🤖 AI Summary
Standard attention mechanisms in Transformers incur O(N²) computational complexity, leading to inefficiency and limited receptive fields when processing large-scale physical point clouds. To address this, we propose Native Sparse Attention (NSA), a sparse attention mechanism specifically designed for unstructured 3D point clouds, integrated into the Erwin hierarchical architecture. NSA employs a learnable, hierarchical sparsification strategy that preserves local geometric structure while reducing attention complexity to near-linear time, thereby significantly expanding the effective receptive field. Experiments on three scientific datasets—cosmological simulations, molecular dynamics, and atmospheric pressure modeling—demonstrate that our method matches or surpasses the original Erwin’s prediction accuracy, while substantially reducing GPU memory consumption and training time, and strictly reproducing baseline results. Our core contribution is the first systematic extension of trainable sparse attention to unordered 3D point clouds, establishing an efficient and scalable paradigm for modeling high-dimensional physical systems in scientific AI.
📝 Abstract
Unlocking the potential of transformers on datasets of large physical systems depends on overcoming the quadratic scaling of the attention mechanism.

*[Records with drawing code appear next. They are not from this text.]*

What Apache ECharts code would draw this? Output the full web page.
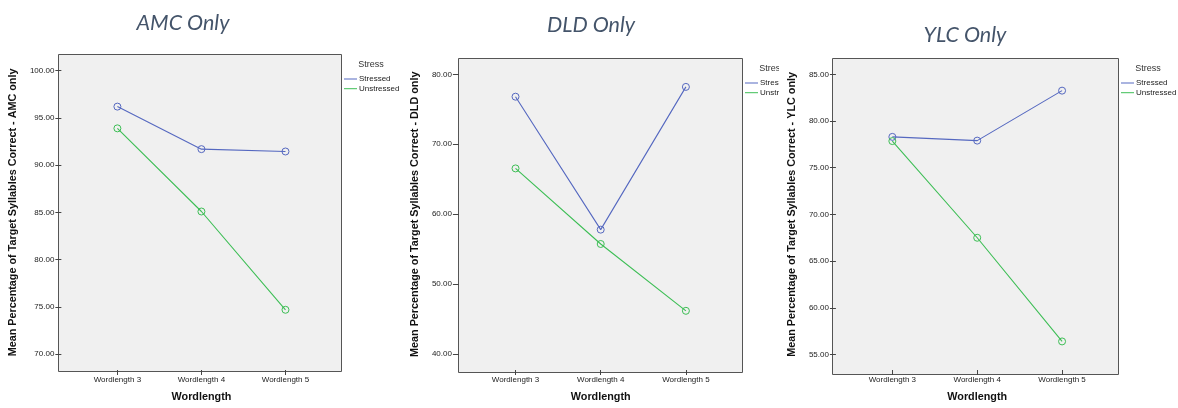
<!DOCTYPE html>
<html>
<head>
<meta charset="utf-8">
<script src="https://cdn.jsdelivr.net/npm/echarts@6/dist/echarts.min.js"></script>
<style>
  html, body { margin: 0; padding: 0; background: #ffffff; }
  #wrap { position: relative; width: 1178px; height: 408px; overflow: hidden; background: #ffffff; }
  .panel { position: absolute; top: 0; height: 408px; overflow: hidden; }
</style>
</head>
<body>
<div id="wrap">
  <div id="p1" class="panel" style="left:0px;width:402px"></div>
  <div id="p2" class="panel" style="left:402px;width:377px"></div>
  <div id="p3" class="panel" style="left:779px;width:399px"></div>
</div>
<script>
// Shared categories and legend entries
const categories = ['Wordlength 3', 'Wordlength 4', 'Wordlength 5'];
const seriesNames = ['Stressed', 'Unstressed'];
const seriesColors = ['#5568C0', '#3DBE55'];

// Mean percentage of target syllables correct, per group
const amcStressed   = [96.2, 91.7, 91.45];
const amcUnstressed = [93.9, 85.1, 74.7];
const dldStressed   = [76.8, 57.8, 78.2];
const dldUnstressed = [66.55, 55.75, 46.2];
const ylcStressed   = [78.3, 77.9, 83.25];
const ylcUnstressed = [77.85, 67.5, 56.4];

// Panel texts
const panelTitles = ['AMC Only', 'DLD Only', 'YLC Only'];
const yAxisTitles = [
  'Mean Percentage of Target Syllables Correct - AMC only',
  'Mean Percentage of Target Syllables Correct - DLD only',
  'Mean Percentage of Target Syllables Correct - YLC only'
];
const xAxisTitle = 'Wordlength';
const legendTitle = 'Stress';

// Value axis tick ranges: [min, max, step]
const yTickRanges = [[70, 100, 5], [40, 80, 10], [55, 85, 5]];

// Page layout of each panel (pixels in the 1178x408 page)
const layouts = [
  { id: 'p1', left: 0,   frame: [58.5, 54.5, 341.5, 371.5],  plotTop: 70.7, plotBottom: 355.7, yTitleX: 17.5,  titleXY: [183, 23] },
  { id: 'p2', left: 402, frame: [458.5, 58.5, 742.5, 372.5], plotTop: 74.3, plotBottom: 356.7, yTitleX: 421.7, titleXY: [591, 25.5] },
  { id: 'p3', left: 779, frame: [832.5, 58.5, 1118.5, 374.5], plotTop: 74.3, plotBottom: 359,  yTitleX: 795,   titleXY: [965, 35] }
];
const panelData = [
  [amcStressed, amcUnstressed],
  [dldStressed, dldUnstressed],
  [ylcStressed, ylcUnstressed]
];

const FONT = '"Liberation Sans", Arial, sans-serif';
const INSET = 14;          // horizontal gap between frame and first/last category band
const AXIS_FONT = 10.8;

function buildOption(i) {
  const L = layouts[i];
  const [fl, ft, fr, fb] = L.frame;
  const gridLeft = fl + INSET;
  const gridRight = fr - INSET;
  const [ymin, ymax, ystep] = yTickRanges[i];

  const series = seriesNames.map((name, k) => ({
    type: 'line',
    name: name,
    data: panelData[i][k],
    symbol: 'circle',
    symbolSize: 7,
    showSymbol: true,
    z: 3,
    lineStyle: { color: seriesColors[k], width: 1.1 },
    itemStyle: { color: 'rgba(0,0,0,0)', borderColor: seriesColors[k], borderWidth: 1 },
    emphasis: { disabled: true },
    animation: false
  }));

  return {
    animation: false,
    grid: {
      left: gridLeft - L.left,
      top: L.plotTop,
      width: gridRight - gridLeft,
      height: L.plotBottom - L.plotTop,
      containLabel: false
    },
    xAxis: {
      type: 'category',
      data: categories,
      boundaryGap: true,
      position: 'bottom',
      offset: fb - L.plotBottom,
      axisLine: { show: false },
      axisTick: { show: true, alignWithLabel: true, length: 5, lineStyle: { color: '#444', width: 1 } },
      axisLabel: { margin: 5.5, fontSize: 8, fontFamily: FONT, color: '#222' },
      splitLine: { show: false },
      name: xAxisTitle,
      nameLocation: 'middle',
      nameGap: 22,
      nameTextStyle: { fontSize: AXIS_FONT, fontWeight: 'bold', fontFamily: FONT, color: '#111' }
    },
    yAxis: {
      type: 'value',
      min: ymin,
      max: ymax,
      interval: ystep,
      position: 'left',
      offset: gridLeft - fl,
      axisLine: { show: false },
      axisTick: { show: true, length: 6, lineStyle: { color: '#444', width: 1 } },
      axisLabel: { margin: 7, fontSize: 8, fontFamily: FONT, color: '#222',
                   formatter: v => v.toFixed(2) },
      splitLine: { show: false },
      name: yAxisTitles[i],
      nameLocation: 'middle',
      nameGap: fl - L.yTitleX - AXIS_FONT / 2,
      nameTextStyle: { fontSize: AXIS_FONT, fontWeight: 'bold', fontFamily: FONT, color: '#111' }
    },
    legend: {
      orient: 'vertical',
      left: fr + 2.5 - L.left,
      top: ft + 20.5,
      itemWidth: 13,
      itemHeight: 1,
      itemGap: 1.7,
      icon: 'rect',
      selectedMode: false,
      padding: 0,
      data: seriesNames.map((n, k) => ({ name: n, itemStyle: { color: seriesColors[k], borderWidth: 0 } })),
      textStyle: { fontSize: 8, fontFamily: FONT, color: '#222', padding: [0, 0, 0, -3] }
    },
    graphic: [
      {
        type: 'rect',
        z: -1,
        shape: { x: fl - L.left, y: ft, width: fr - fl, height: fb - ft },
        style: { fill: '#F0F0F0', stroke: '#555555', lineWidth: 1 },
        silent: true
      },
      {
        type: 'text',
        x: L.titleXY[0] - L.left,
        y: L.titleXY[1],
        silent: true,
        style: {
          text: panelTitles[i],
          fill: '#44546A',
          fontSize: 21.5,
          fontStyle: 'italic',
          fontFamily: 'Lato, "Open Sans", sans-serif',
          align: 'center',
          verticalAlign: 'middle'
        }
      },
      {
        type: 'text',
        x: fr + 16.8 - L.left,
        y: ft + 10,
        silent: true,
        style: {
          text: legendTitle,
          fill: '#333',
          fontSize: 9,
          fontFamily: FONT,
          align: 'left',
          verticalAlign: 'middle'
        }
      }
    ],
    series: series
  };
}

layouts.forEach((L, i) => {
  const chart = echarts.init(document.getElementById(L.id), null, { renderer: 'canvas' });
  chart.setOption(buildOption(i));
});
</script>
</body>
</html>
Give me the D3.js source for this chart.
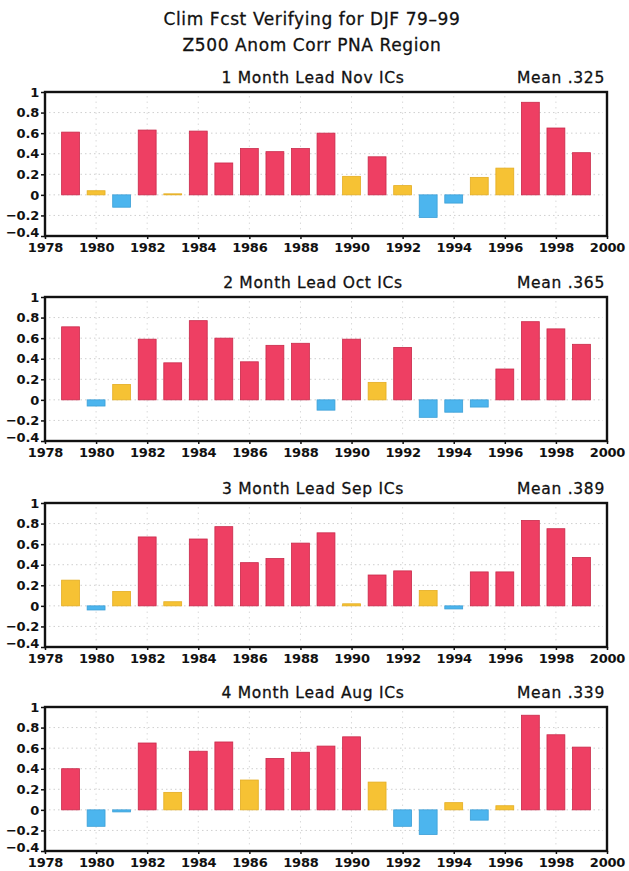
<!DOCTYPE html>
<html>
<head>
<meta charset="utf-8">
<script src="https://cdn.jsdelivr.net/npm/d3@7"></script>
<style>
  html, body { margin: 0; padding: 0; background: #fff; }
  svg { display: block; }
  text { font-family: "DejaVu Sans", "Liberation Sans", Arial, sans-serif; fill: #111; }
</style>
</head>
<body>
<svg id="chart" width="629" height="871"></svg>
<script>
// Winter (DJF) seasons 1979-1999
const years = d3.range(1979, 2000);

// Anomaly correlation of Z500 over the PNA region, one series per lead
const leadNov = [0.61, 0.04, -0.12, 0.63, 0.01, 0.62, 0.31, 0.45, 0.42, 0.45, 0.60,
                 0.18, 0.37, 0.09, -0.22, -0.08, 0.17, 0.26, 0.90, 0.65, 0.41];
const leadOct = [0.71, -0.06, 0.15, 0.59, 0.36, 0.77, 0.60, 0.37, 0.53, 0.55, -0.10,
                 0.59, 0.17, 0.51, -0.17, -0.12, -0.07, 0.30, 0.76, 0.69, 0.54];
const leadSep = [0.25, -0.04, 0.14, 0.67, 0.04, 0.65, 0.77, 0.42, 0.46, 0.61, 0.71,
                 0.02, 0.30, 0.34, 0.15, -0.03, 0.33, 0.33, 0.83, 0.75, 0.47];
const leadAug = [0.40, -0.16, -0.02, 0.65, 0.17, 0.57, 0.66, 0.29, 0.50, 0.56, 0.62,
                 0.71, 0.27, -0.16, -0.24, 0.07, -0.10, 0.04, 0.92, 0.73, 0.61];

const panelTitles = ["1 Month Lead Nov ICs", "2 Month Lead Oct ICs",
                     "3 Month Lead Sep ICs", "4 Month Lead Aug ICs"];
const meanLabels = ["Mean .325", "Mean .365", "Mean .389", "Mean .339"];
const seriesList = [leadNov, leadOct, leadSep, leadAug];

const titleLines = ["Clim Fcst Verifying for DJF 79\u201399", "Z500 Anom Corr PNA Region"];
const yTicks = [-0.4, -0.2, 0, 0.2, 0.4, 0.6, 0.8, 1];
const xTicks = d3.range(1978, 2001, 2);

const svg = d3.select("#chart");

// Layout of the four stacked panels
const left = 45, right = 607, plotH = 144;
const tops = [92, 297, 503, 707];

const x = d3.scaleLinear().domain([1978, 2000]).range([left, right]);
const barW = (x(1979) - x(1978)) * 0.7;

function barColor(v) {
  if (v < 0) return { fill: "#4cb5ee", stroke: "#3b9fd6" };
  if (v < 0.3) return { fill: "#f6c234", stroke: "#e4ad22" };
  return { fill: "#ee3f63", stroke: "#c92a4a" };
}

function fmtY(v) {
  if (v === 0) return "0";
  if (v === 1) return "1";
  return d3.format(".1f")(v).replace("-", "\u2212");
}

// Main title
svg.selectAll("text.main")
  .data(titleLines)
  .join("text")
  .attr("class", "main")
  .attr("x", 312)
  .attr("y", (d, i) => 25 + i * 26)
  .attr("text-anchor", "middle")
  .attr("font-size", 17)
  .attr("letter-spacing", 0.6)
  .attr("stroke", "#111").attr("stroke-width", 0.3)
  .text(d => d);

seriesList.forEach((values, p) => {
  const top = tops[p];
  const y = d3.scaleLinear().domain([-0.4, 1]).range([top + plotH, top]);
  const g = svg.append("g");

  // dotted grid
  g.selectAll("line.hgrid")
    .data(yTicks.slice(1, -1))
    .join("line")
    .attr("x1", left + 4).attr("x2", right - 4)
    .attr("y1", d => y(d)).attr("y2", d => y(d))
    .attr("stroke", "#cfcfcf").attr("stroke-width", 1)
    .attr("stroke-dasharray", "1.5,3");
  g.selectAll("line.vgrid")
    .data(xTicks.slice(1, -1))
    .join("line")
    .attr("x1", d => x(d)).attr("x2", d => x(d))
    .attr("y1", top + 4).attr("y2", top + plotH - 4)
    .attr("stroke", "#dadada").attr("stroke-width", 1)
    .attr("stroke-dasharray", "1.5,4");

  // bars
  g.selectAll("rect.bar")
    .data(values.map((v, i) => ({ year: years[i], v })))
    .join("rect")
    .attr("class", "bar")
    .attr("x", d => x(d.year) - barW / 2)
    .attr("width", barW)
    .attr("y", d => y(Math.max(0, d.v)))
    .attr("height", d => Math.max(1, Math.abs(y(d.v) - y(0))))
    .attr("fill", d => barColor(d.v).fill)
    .attr("stroke", d => barColor(d.v).stroke)
    .attr("stroke-width", 0.8);

  // axes
  const yAxis = d3.axisLeft(y).tickValues(yTicks).tickSize(4).tickPadding(2).tickFormat(fmtY);
  const xAxis = d3.axisBottom(x).tickValues(xTicks).tickSize(3).tickPadding(4).tickFormat(d3.format("d"));

  const ya = g.append("g").attr("transform", `translate(${left},0)`).call(yAxis);
  const xa = g.append("g").attr("transform", `translate(0,${top + plotH})`).call(xAxis);
  [ya, xa].forEach(a => {
    a.select(".domain").remove();
    a.selectAll(".tick line").attr("stroke", "#111").attr("stroke-width", 1.5);
    a.selectAll(".tick text")
      .attr("font-family", "Liberation Sans, Arial, sans-serif")
      .attr("font-weight", "bold")
      .attr("font-size", 13)
      .attr("letter-spacing", -0.2)
      .attr("fill", "#111");
  });
  // lift the lowest y label a little so it clears the first year label
  ya.selectAll(".tick text").filter(d => d === -0.4).attr("dy", "0.05em");

  // frame
  g.append("rect")
    .attr("x", left).attr("y", top)
    .attr("width", right - left).attr("height", plotH)
    .attr("fill", "none").attr("stroke", "#111").attr("stroke-width", 2.4);

  // panel title and mean
  g.append("text")
    .attr("x", 313).attr("y", top - 9)
    .attr("text-anchor", "middle")
    .attr("font-size", 15.5)
    .attr("letter-spacing", 0.7)
    .attr("stroke", "#111").attr("stroke-width", 0.3)
    .text(panelTitles[p]);
  g.append("text")
    .attr("x", 605).attr("y", top - 9)
    .attr("text-anchor", "end")
    .attr("font-size", 15.5)
    .attr("letter-spacing", 0.7)
    .attr("stroke", "#111").attr("stroke-width", 0.3)
    .text(meanLabels[p]);
});
</script>
</body>
</html>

This work explores combining the Erwin architecture with the Native Sparse Attention (NSA) mechanism to improve the efficiency and receptive field of transformer models for large-scale physical systems, addressing the challenge of quadratic attention complexity. We adapt the NSA mechanism for non-sequential data, implement the Erwin NSA model, and evaluate it on three datasets from the physical sciences -- cosmology simulations, molecular dynamics, and air pressure modeling -- achieving performance that matches or exceeds that of the original Erwin model. Additionally, we reproduce the experimental results from the Erwin paper to validate their implementation.